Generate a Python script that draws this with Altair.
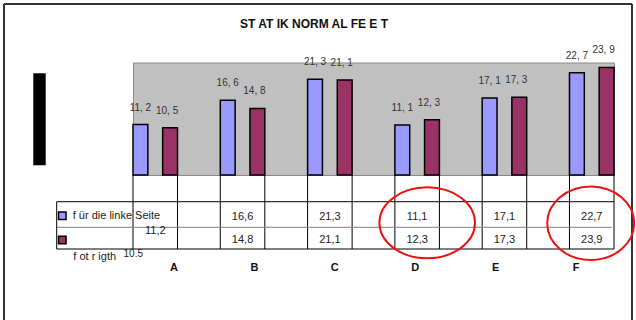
import altair as alt
import pandas as pd

# ---- data ----
categories = ["A", "B", "C", "D", "E", "F"]
left_values = [11.2, 16.6, 21.3, 11.1, 17.1, 22.7]
right_values = [10.5, 14.8, 21.1, 12.3, 17.3, 23.9]
series_keys = ["links", "rechts"]
series_names = ["f ür die linke Seite", "f ot r igth"]
series_colors = ["#9999FF", "#993366"]
title_text = "ST AT IK NORM AL FE E T"

rows = []
for key, vals in zip(series_keys, [left_values, right_values]):
    for c, v in zip(categories, vals):
        s = f"{v:.1f}"
        rows.append(dict(cat=c, series=key, value=v,
                         label=s.replace(".", ", "),
                         cell=s.replace(".", ","),
                         raw=s))
df = pd.DataFrame(rows)
cat_df = pd.DataFrame({"cat": categories})
leg_df = pd.DataFrame({"series": series_keys, "name": series_names})
one = pd.DataFrame({"t": [title_text]})

FONT = "Liberation Sans"
TXT = "#222222"

def X(**kw):
    return alt.X("cat:N", scale=alt.Scale(domain=categories, paddingInner=0.49, paddingOuter=0),
                 axis=None, **kw)

XO = alt.XOffset("series:N", scale=alt.Scale(domain=series_keys, paddingInner=0.5, paddingOuter=0))
Y = alt.Y("value:Q", scale=alt.Scale(domain=[0, 25], nice=False, zero=True), axis=None)
C = alt.Color("series:N", scale=alt.Scale(domain=series_keys, range=series_colors), legend=None)

base = alt.Chart(df)

bars = base.mark_bar(stroke="black", strokeWidth=1.5).encode(x=X(), xOffset=XO, y=Y, color=C)

lab_l = base.transform_filter(alt.datum.series == "links").mark_text(
    dy=-17, fontSize=10, font=FONT, color="#333333").encode(x=X(), xOffset=XO, y=Y, text="label:N")
lab_r = base.transform_filter(alt.datum.series == "rechts").mark_text(
    dy=-17, dx=-3, fontSize=10, font=FONT, color="#333333").encode(x=X(), xOffset=XO, y=Y, text="label:N")

# table vertical lines at group edges
v0 = alt.Chart(cat_df).mark_rule(color="black", strokeWidth=1).encode(
    x=X(bandPosition=0), y=alt.value(112.5), y2=alt.value(186.5))
v1 = alt.Chart(cat_df).mark_rule(color="black", strokeWidth=1).encode(
    x=X(bandPosition=1), y=alt.value(112.5), y2=alt.value(186.5))

oc = alt.Chart(one)
h_top = oc.mark_rule(color="black", strokeWidth=1).encode(
    x=alt.value(-76.3), x2=alt.value(481), y=alt.value(139.2))
h_mid = oc.mark_rule(color="#808080", strokeWidth=1).encode(
    x=alt.value(-76.3), x2=alt.value(479), y=alt.value(164.8))
h_bot = oc.mark_rule(color="black", strokeWidth=1).encode(
    x=alt.value(-76.3), x2=alt.value(481), y=alt.value(186.5))
v_left = oc.mark_rule(color="black", strokeWidth=1).encode(
    x=alt.value(-76.3), y=alt.value(139.2), y2=alt.value(186.5))

# table cells
cell_l = base.transform_filter((alt.datum.series == "links") & (alt.datum.cat != "A")).mark_text(
    fontSize=11, font=FONT, color=TXT).encode(x=X(), y=alt.value(154), text="cell:N")
cell_r = base.transform_filter((alt.datum.series == "rechts") & (alt.datum.cat != "A")).mark_text(
    fontSize=11, font=FONT, color=TXT).encode(x=X(), y=alt.value(177.5), text="cell:N")
cell_la = base.transform_filter((alt.datum.series == "links") & (alt.datum.cat == "A")).mark_text(
    fontSize=11, font=FONT, color=TXT).encode(x=X(), y=alt.value(168.5), text="cell:N")
cell_ra = base.transform_filter((alt.datum.series == "rechts") & (alt.datum.cat == "A")).mark_text(
    fontSize=10, font=FONT, color=TXT, dx=-22).encode(x=X(), y=alt.value(191.5), text="raw:N")

# legend keys and labels
lc = alt.Chart(leg_df)
sq1 = lc.transform_filter(alt.datum.series == "links").mark_square(
    size=56, filled=True, stroke="black", strokeWidth=1.5, opacity=1).encode(
    x=alt.value(-70.7), y=alt.value(153.2), color=C)
sq2 = lc.transform_filter(alt.datum.series == "rechts").mark_square(
    size=56, filled=True, stroke="black", strokeWidth=1.5, opacity=1).encode(
    x=alt.value(-70.7), y=alt.value(177.5), color=C)
lt1 = lc.transform_filter(alt.datum.series == "links").mark_text(
    align="left", fontSize=11, font=FONT, color=TXT).encode(
    x=alt.value(-60.3), y=alt.value(153.5), text="name:N")
lt2 = lc.transform_filter(alt.datum.series == "rechts").mark_text(
    align="left", fontSize=11, font=FONT, color=TXT).encode(
    x=alt.value(-59.7), y=alt.value(194), text="name:N")

# decorations: frame, black bar, title, ellipses
frame_top = oc.mark_rule(color="#333333", strokeWidth=2).encode(
    x=alt.value(-129), x2=alt.value(499), y=alt.value(-58.5))
frame_left = oc.mark_rule(color="#333333", strokeWidth=2).encode(
    x=alt.value(-129), y=alt.value(-58.5), y2=alt.value(260))
frame_right = oc.mark_rule(color="#333333", strokeWidth=2).encode(
    x=alt.value(499), y=alt.value(-58.5), y2=alt.value(260))
black_bar = oc.mark_rect(color="black").encode(
    x=alt.value(-99.7), x2=alt.value(-87.3), y=alt.value(10.8), y2=alt.value(102.8))
title = oc.mark_text(fontSize=12, fontWeight="bold", font=FONT, color="#111111").encode(
    x=alt.value(181), y=alt.value(-38.5), text="t:N")

def ellipse_path(a):
    k = 0.5523
    return (f"M {-a} 0 C {-a} {-k} {-k*a} -1 0 -1 C {k*a} -1 {a} {-k} {a} 0 "
            f"C {a} {k} {k*a} 1 0 1 C {-k*a} 1 {-a} {k} {-a} 0 Z")

ell1 = oc.mark_point(shape=ellipse_path(1.346), filled=False, stroke="#ee1111",
                     strokeWidth=2, size=5041, opacity=1).encode(
    x=alt.value(294.2), y=alt.value(160.3))
ell2 = oc.mark_point(shape=ellipse_path(1.185), filled=False, stroke="#ee1111",
                     strokeWidth=2, size=5388, opacity=1).encode(
    x=alt.value(457.7), y=alt.value(160.8))

main = alt.layer(bars, lab_l, lab_r, v0, v1, h_top, h_mid, h_bot, v_left,
                 cell_l, cell_r, cell_la, cell_ra, sq1, sq2, lt1, lt2,
                 frame_top, frame_left, frame_right, black_bar, title, ell1, ell2)

cat_labels = alt.Chart(cat_df).mark_text(fontSize=11, fontWeight="bold", font=FONT, color="#111111").encode(
    x=alt.X("cat:N", scale=alt.Scale(type="point", domain=categories, range=[41, 443], padding=0), axis=None),
    y=alt.value(205), text="cat:N")

chart = alt.layer(main, cat_labels).resolve_scale(x="independent").properties(
    width=481, height=112.5, autosize="none",
    padding={"left": 133, "top": 62.5, "right": 22, "bottom": 145},
    background="white",
).configure_view(fill="#C0C0C0", stroke="#8a8a8a", strokeWidth=1)

chart.save("out.html", embed_options={"renderer": "svg", "actions": False})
★ ★ ★
* TASK STATEMENT
Retype the whole listing exactly and leave the pictures out.

* TASK ANSWER
Generate a Python script that draws this with Altair.
import altair as alt
import pandas as pd

# ---- data ----
categories = ["A", "B", "C", "D", "E", "F"]
left_values = [11.2, 16.6, 21.3, 11.1, 17.1, 22.7]
right_values = [10.5, 14.8, 21.1, 12.3, 17.3, 23.9]
series_keys = ["links", "rechts"]
series_names = ["f ür die linke Seite", "f ot r igth"]
series_colors = ["#9999FF", "#993366"]
title_text = "ST AT IK NORM AL FE E T"

rows = []
for key, vals in zip(series_keys, [left_values, right_values]):
    for c, v in zip(categories, vals):
        s = f"{v:.1f}"
        rows.append(dict(cat=c, series=key, value=v,
                         label=s.replace(".", ", "),
                         cell=s.replace(".", ","),
                         raw=s))
df = pd.DataFrame(rows)
cat_df = pd.DataFrame({"cat": categories})
leg_df = pd.DataFrame({"series": series_keys, "name": series_names})
one = pd.DataFrame({"t": [title_text]})

FONT = "Liberation Sans"
TXT = "#222222"

def X(**kw):
    return alt.X("cat:N", scale=alt.Scale(domain=categories, paddingInner=0.49, paddingOuter=0),
                 axis=None, **kw)

XO = alt.XOffset("series:N", scale=alt.Scale(domain=series_keys, paddingInner=0.5, paddingOuter=0))
Y = alt.Y("value:Q", scale=alt.Scale(domain=[0, 25], nice=False, zero=True), axis=None)
C = alt.Color("series:N", scale=alt.Scale(domain=series_keys, range=series_colors), legend=None)

base = alt.Chart(df)

bars = base.mark_bar(stroke="black", strokeWidth=1.5).encode(x=X(), xOffset=XO, y=Y, color=C)

lab_l = base.transform_filter(alt.datum.series == "links").mark_text(
    dy=-17, fontSize=10, font=FONT, color="#333333").encode(x=X(), xOffset=XO, y=Y, text="label:N")
lab_r = base.transform_filter(alt.datum.series == "rechts").mark_text(
    dy=-17, dx=-3, fontSize=10, font=FONT, color="#333333").encode(x=X(), xOffset=XO, y=Y, text="label:N")

# table vertical lines at group edges
v0 = alt.Chart(cat_df).mark_rule(color="black", strokeWidth=1).encode(
    x=X(bandPosition=0), y=alt.value(112.5), y2=alt.value(186.5))
v1 = alt.Chart(cat_df).mark_rule(color="black", strokeWidth=1).encode(
    x=X(bandPosition=1), y=alt.value(112.5), y2=alt.value(186.5))

oc = alt.Chart(one)
h_top = oc.mark_rule(color="black", strokeWidth=1).encode(
    x=alt.value(-76.3), x2=alt.value(481), y=alt.value(139.2))
h_mid = oc.mark_rule(color="#808080", strokeWidth=1).encode(
    x=alt.value(-76.3), x2=alt.value(479), y=alt.value(164.8))
h_bot = oc.mark_rule(color="black", strokeWidth=1).encode(
    x=alt.value(-76.3), x2=alt.value(481), y=alt.value(186.5))
v_left = oc.mark_rule(color="black", strokeWidth=1).encode(
    x=alt.value(-76.3), y=alt.value(139.2), y2=alt.value(186.5))

# table cells
cell_l = base.transform_filter((alt.datum.series == "links") & (alt.datum.cat != "A")).mark_text(
    fontSize=11, font=FONT, color=TXT).encode(x=X(), y=alt.value(154), text="cell:N")
cell_r = base.transform_filter((alt.datum.series == "rechts") & (alt.datum.cat != "A")).mark_text(
    fontSize=11, font=FONT, color=TXT).encode(x=X(), y=alt.value(177.5), text="cell:N")
cell_la = base.transform_filter((alt.datum.series == "links") & (alt.datum.cat == "A")).mark_text(
    fontSize=11, font=FONT, color=TXT).encode(x=X(), y=alt.value(168.5), text="cell:N")
cell_ra = base.transform_filter((alt.datum.series == "rechts") & (alt.datum.cat == "A")).mark_text(
    fontSize=10, font=FONT, color=TXT, dx=-22).encode(x=X(), y=alt.value(191.5), text="raw:N")

# legend keys and labels
lc = alt.Chart(leg_df)
sq1 = lc.transform_filter(alt.datum.series == "links").mark_square(
    size=56, filled=True, stroke="black", strokeWidth=1.5, opacity=1).encode(
    x=alt.value(-70.7), y=alt.value(153.2), color=C)
sq2 = lc.transform_filter(alt.datum.series == "rechts").mark_square(
    size=56, filled=True, stroke="black", strokeWidth=1.5, opacity=1).encode(
    x=alt.value(-70.7), y=alt.value(177.5), color=C)
lt1 = lc.transform_filter(alt.datum.series == "links").mark_text(
    align="left", fontSize=11, font=FONT, color=TXT).encode(
    x=alt.value(-60.3), y=alt.value(153.5), text="name:N")
lt2 = lc.transform_filter(alt.datum.series == "rechts").mark_text(
    align="left", fontSize=11, font=FONT, color=TXT).encode(
    x=alt.value(-59.7), y=alt.value(194), text="name:N")

# decorations: frame, black bar, title, ellipses
frame_top = oc.mark_rule(color="#333333", strokeWidth=2).encode(
    x=alt.value(-129), x2=alt.value(499), y=alt.value(-58.5))
frame_left = oc.mark_rule(color="#333333", strokeWidth=2).encode(
    x=alt.value(-129), y=alt.value(-58.5), y2=alt.value(260))
frame_right = oc.mark_rule(color="#333333", strokeWidth=2).encode(
    x=alt.value(499), y=alt.value(-58.5), y2=alt.value(260))
black_bar = oc.mark_rect(color="black").encode(
    x=alt.value(-99.7), x2=alt.value(-87.3), y=alt.value(10.8), y2=alt.value(102.8))
title = oc.mark_text(fontSize=12, fontWeight="bold", font=FONT, color="#111111").encode(
    x=alt.value(181), y=alt.value(-38.5), text="t:N")

def ellipse_path(a):
    k = 0.5523
    return (f"M {-a} 0 C {-a} {-k} {-k*a} -1 0 -1 C {k*a} -1 {a} {-k} {a} 0 "
            f"C {a} {k} {k*a} 1 0 1 C {-k*a} 1 {-a} {k} {-a} 0 Z")

ell1 = oc.mark_point(shape=ellipse_path(1.346), filled=False, stroke="#ee1111",
                     strokeWidth=2, size=5041, opacity=1).encode(
    x=alt.value(294.2), y=alt.value(160.3))
ell2 = oc.mark_point(shape=ellipse_path(1.185), filled=False, stroke="#ee1111",
                     strokeWidth=2, size=5388, opacity=1).encode(
    x=alt.value(457.7), y=alt.value(160.8))

main = alt.layer(bars, lab_l, lab_r, v0, v1, h_top, h_mid, h_bot, v_left,
                 cell_l, cell_r, cell_la, cell_ra, sq1, sq2, lt1, lt2,
                 frame_top, frame_left, frame_right, black_bar, title, ell1, ell2)

cat_labels = alt.Chart(cat_df).mark_text(fontSize=11, fontWeight="bold", font=FONT, color="#111111").encode(
    x=alt.X("cat:N", scale=alt.Scale(type="point", domain=categories, range=[41, 443], padding=0), axis=None),
    y=alt.value(205), text="cat:N")

chart = alt.layer(main, cat_labels).resolve_scale(x="independent").properties(
    width=481, height=112.5, autosize="none",
    padding={"left": 133, "top": 62.5, "right": 22, "bottom": 145},
    background="white",
).configure_view(fill="#C0C0C0", stroke="#8a8a8a", strokeWidth=1)

chart.save("out.html", embed_options={"renderer": "svg", "actions": False})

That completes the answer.